PROVIDED DATA
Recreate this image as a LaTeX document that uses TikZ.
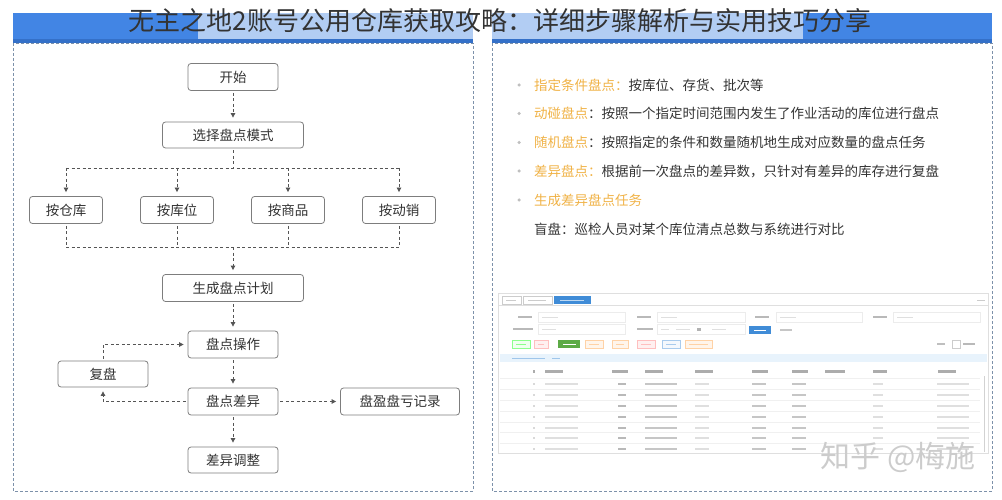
\documentclass[tikz,border=0pt]{standalone}
\usepackage{fontspec}
\setmainfont{Noto Sans CJK SC}
\usepackage{xcolor}
\usetikzlibrary{arrows.meta}

\definecolor{hdrblue}{RGB}{66,133,228}
\definecolor{hdrlight}{RGB}{178,205,243}
\definecolor{hdrline}{RGB}{52,112,200}
\definecolor{frameblue}{RGB}{125,145,170}
\definecolor{flowgray}{RGB}{85,85,85}
\definecolor{boxgray}{RGB}{125,125,125}
\definecolor{txtgray}{RGB}{51,51,51}
\definecolor{hlorange}{RGB}{240,178,70}
\definecolor{uiblue}{RGB}{64,140,215}
\definecolor{uigreen}{RGB}{92,170,70}
\definecolor{uibar}{RGB}{232,243,252}

\begin{document}
\begin{tikzpicture}[x=1pt, y=-1pt,
        box/.style={draw=boxgray, line width=0.8pt, rounded corners=3pt, fill=white,
            minimum height=27pt, inner sep=0pt, text=txtgray,
            font=\fontsize{13.5}{16}\selectfont},
        link/.style={draw=flowgray, line width=0.8pt, dash pattern=on 3pt off 2.5pt,
            shorten <=2pt},
        flow/.style={link, -{Triangle[length=4.5pt, width=4.5pt]}, shorten >=4pt},
        item/.style={anchor=west, inner sep=0pt, text=txtgray,
            font=\fontsize{13.5}{16}\selectfont},
        dot/.style={circle, fill=gray!50, inner sep=0pt, minimum size=3.5pt}]
        \useasboundingbox (0,0) rectangle (1002,500);

        % panels and header bars
        \draw[frameblue, line width=0.7pt, dash pattern=on 3pt off 2pt] (13,43) rectangle (473,491);
        \draw[frameblue, line width=0.7pt, dash pattern=on 3pt off 2pt] (492,43) rectangle (992,491);
        \fill[hdrblue] (13,13) rectangle (473,43);
        \fill[hdrblue] (492,13) rectangle (992,43);
        \fill[hdrlight] (198,13) rectangle (473,39.5);
        \fill[hdrlight] (492,13) rectangle (803,39.5);
        \fill[hdrline] (13,39.5) rectangle (473,43);
        \fill[hdrline] (492,39.5) rectangle (992,43);
        \node[inner sep=0pt, text=black!80, font=\fontsize{26}{26}\selectfont] (title) at (500,21)
            {无主之地2账号公用仓库获取攻略：详细步骤解析与实用技巧分享};

        % flow chart
        \node[box, minimum width=90pt] (start) at (233,77) {开始};
        \node[box, minimum width=141pt, minimum height=26pt] (mode) at (233,135) {选择盘点模式};
        \node[box, minimum width=73pt] (bywh) at (66,210) {按仓库};
        \node[box, minimum width=73pt] (byloc) at (177,210) {按库位};
        \node[box, minimum width=73pt] (bysku) at (288,210) {按商品};
        \node[box, minimum width=73pt] (bymove) at (399,210) {按动销};
        \node[box, minimum width=141pt] (plan) at (233,288) {生成盘点计划};
        \node[box, minimum width=90pt] (op) at (233,344.5) {盘点操作};
        \node[box, minimum width=90pt, minimum height=26pt] (recheck) at (103,374) {复盘};
        \node[box, minimum width=90pt] (diff) at (233,401.5) {盘点差异};
        \node[box, minimum width=119pt] (record) at (400,401.5) {盘盈盘亏记录};
        \node[box, minimum width=90pt, minimum height=26pt] (adjust) at (233,460) {差异调整};
        \coordinate (split) at (233,168);
        \coordinate (merge) at (233,247);

        \draw[flow] (start) -- (mode);
        \draw[link] (mode) -- (split);
        \draw[link, shorten <=0pt] (bywh |- split) -- (bymove |- split);
        \foreach \n in {bywh, byloc, bysku, bymove}
            \draw[flow, shorten <=0pt] (\n |- split) -- (\n);
        \foreach \n in {bywh, byloc, bysku, bymove}
            \draw[link] (\n) -- (\n |- merge);
        \draw[link, shorten <=0pt] (bywh |- merge) -- (bymove |- merge);
        \draw[flow, shorten <=0pt] (merge) -- (plan);
        \draw[flow] (plan) -- (op);
        \draw[flow] (op) -- (diff);
        \draw[flow] (diff) -- (record);
        \draw[flow] (diff) -- (adjust);
        \draw[flow] (diff) -| (recheck);
        \draw[flow] (recheck) |- (op);

        % stocktake types
        \node[dot] (d1) at (519,85) {};
        \node[dot] (d2) at (519,113.5) {};
        \node[dot] (d3) at (519,142.5) {};
        \node[dot] (d4) at (519,171) {};
        \node[dot] (d5) at (519,200) {};
        \node[item] (t1) at (534,85) {\textcolor{hlorange}{指定条件盘点：}按库位、存货、批次等};
        \node[item] (t2) at (534,113.5) {\textcolor{hlorange}{动碰盘点}：按照一个指定时间范围内发生了作业活动的库位进行盘点};
        \node[item] (t3) at (534,142.5) {\textcolor{hlorange}{随机盘点}：按照指定的条件和数量随机地生成对应数量的盘点任务};
        \node[item] (t4) at (534,171) {\textcolor{hlorange}{差异盘点：}根据前一次盘点的差异数，只针对有差异的库存进行复盘};
        \node[item] (t5) at (534,200) {\textcolor{hlorange}{生成差异盘点任务}};
        \node[item] (t6) at (534,229) {盲盘：巡检人员对某个库位清点总数与系统进行对比};

        % screenshot of the list page
        \draw[gray!25, fill=white] (498,293) rectangle (988,453);
        \draw[gray!25] (498,305) -- (988,305);
        \draw[gray!40] (502,296) rectangle (521,304);
        \draw[gray!40] (523,296) rectangle (552,304);
        \fill[uiblue] (554,296) rectangle (591,304);
        \fill[uiblue!35] (560,299.5) rectangle (584,301);
        \fill[gray!40] (506,299.5) rectangle (516,301);
        \fill[gray!40] (528,299.5) rectangle (546,301);
        \fill[gray!40] (977,299.5) rectangle (985,301);
        \foreach \x in {518, 637, 755, 873}
            \fill[gray!55] (\x,316) rectangle ++(14,2);
        \foreach \x/\e in {538/625, 657/745, 776/862, 893/980} {
            \draw[gray!15] (\x,312) rectangle (\e,322);
            \fill[gray!25] (\x+4,316.5) rectangle ++(16,1.5);
        }
        \fill[gray!55] (513,328) rectangle ++(20,2);
        \draw[gray!15] (538,324) rectangle (625,334);
        \fill[gray!25] (542,328.5) rectangle ++(14,1.5);
        \fill[gray!55] (637,328) rectangle ++(16,2);
        \draw[gray!15] (657,324) rectangle (745,334);
        \fill[gray!25] (661,328.5) rectangle ++(8,1.5);
        \fill[gray!25] (676,328.5) rectangle ++(14,1.5);
        \fill[gray!60] (697,328) rectangle ++(4,2.5);
        \fill[gray!25] (712,328.5) rectangle ++(14,1.5);
        \fill[uiblue] (749,326) rectangle (771,334);
        \fill[white] (754,329.5) rectangle ++(12,1.5);
        \fill[gray!45] (780,329) rectangle ++(12,1.5);
        \foreach \a/\b/\d/\f in {512/530/green!45/green!6, 534/548/red!25/red!6,
                585/603/orange!35/orange!8, 612/628/orange!35/orange!8,
                637/655/red!25/red!6, 662/680/uiblue!45/uiblue!6,
                685/712/orange!35/orange!8} {
            \draw[\d, fill=\f] (\a,340) rectangle (\b,348);
            \fill[\d] (\a+4,343.5) rectangle (\b-4,345);
        }
        \fill[uigreen] (558,340) rectangle (580,348);
        \fill[white] (563,343.5) rectangle (576,345);
        \fill[gray!50] (937,343) rectangle ++(8,2);
        \draw[gray!40] (952,340) rectangle (960,348);
        \fill[gray!55] (963,343) rectangle ++(12,2);
        \fill[uibar] (500,354) rectangle (987,362);
        \fill[uiblue!50] (512,357.5) rectangle ++(33,1.5);
        \fill[uiblue!50] (552,357.5) rectangle ++(8,1.5);
        \foreach \x/\w in {533/2, 545/18, 612/16, 645/18, 695/18, 752/16, 792/16, 825/20, 873/14, 938/18}
            \fill[gray!65] (\x,370) rectangle ++(\w,2.5);
        \foreach \y in {384, 395, 406, 417, 428, 438, 449} {
            \draw[gray!12] (500,\y-5.5) -- (980,\y-5.5);
            \foreach \x/\w/\c in {533/2/gray!30, 545/33/gray!25, 618/8/gray!55, 645/32/gray!45,
                    695/14/gray!25, 752/14/gray!45, 792/14/gray!45, 873/10/gray!25, 937/32/gray!25}
                \fill[\c] (\x,\y-0.8) rectangle ++(\w,1.8);
        }
        \draw[gray!35, line width=1pt] (984,376) -- (984,452);
        \node[inner sep=0pt, text=gray!40, font=\fontsize{30}{30}\selectfont] (mark) at (898,457) {知乎 @梅施};
\end{tikzpicture}
\end{document}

PROBLEM REQUIREMENTS
Leave out the pictures and repeat exactly the lines from the start of the material through the line that contains "(0,0) rectangle (1002,500);", both included.

RESULT BELOW
Recreate this image as a LaTeX document that uses TikZ.
\documentclass[tikz,border=0pt]{standalone}
\usepackage{fontspec}
\setmainfont{Noto Sans CJK SC}
\usepackage{xcolor}
\usetikzlibrary{arrows.meta}

\definecolor{hdrblue}{RGB}{66,133,228}
\definecolor{hdrlight}{RGB}{178,205,243}
\definecolor{hdrline}{RGB}{52,112,200}
\definecolor{frameblue}{RGB}{125,145,170}
\definecolor{flowgray}{RGB}{85,85,85}
\definecolor{boxgray}{RGB}{125,125,125}
\definecolor{txtgray}{RGB}{51,51,51}
\definecolor{hlorange}{RGB}{240,178,70}
\definecolor{uiblue}{RGB}{64,140,215}
\definecolor{uigreen}{RGB}{92,170,70}
\definecolor{uibar}{RGB}{232,243,252}

\begin{document}
\begin{tikzpicture}[x=1pt, y=-1pt,
        box/.style={draw=boxgray, line width=0.8pt, rounded corners=3pt, fill=white,
            minimum height=27pt, inner sep=0pt, text=txtgray,
            font=\fontsize{13.5}{16}\selectfont},
        link/.style={draw=flowgray, line width=0.8pt, dash pattern=on 3pt off 2.5pt,
            shorten <=2pt},
        flow/.style={link, -{Triangle[length=4.5pt, width=4.5pt]}, shorten >=4pt},
        item/.style={anchor=west, inner sep=0pt, text=txtgray,
            font=\fontsize{13.5}{16}\selectfont},
        dot/.style={circle, fill=gray!50, inner sep=0pt, minimum size=3.5pt}]
        \useasboundingbox (0,0) rectangle (1002,500);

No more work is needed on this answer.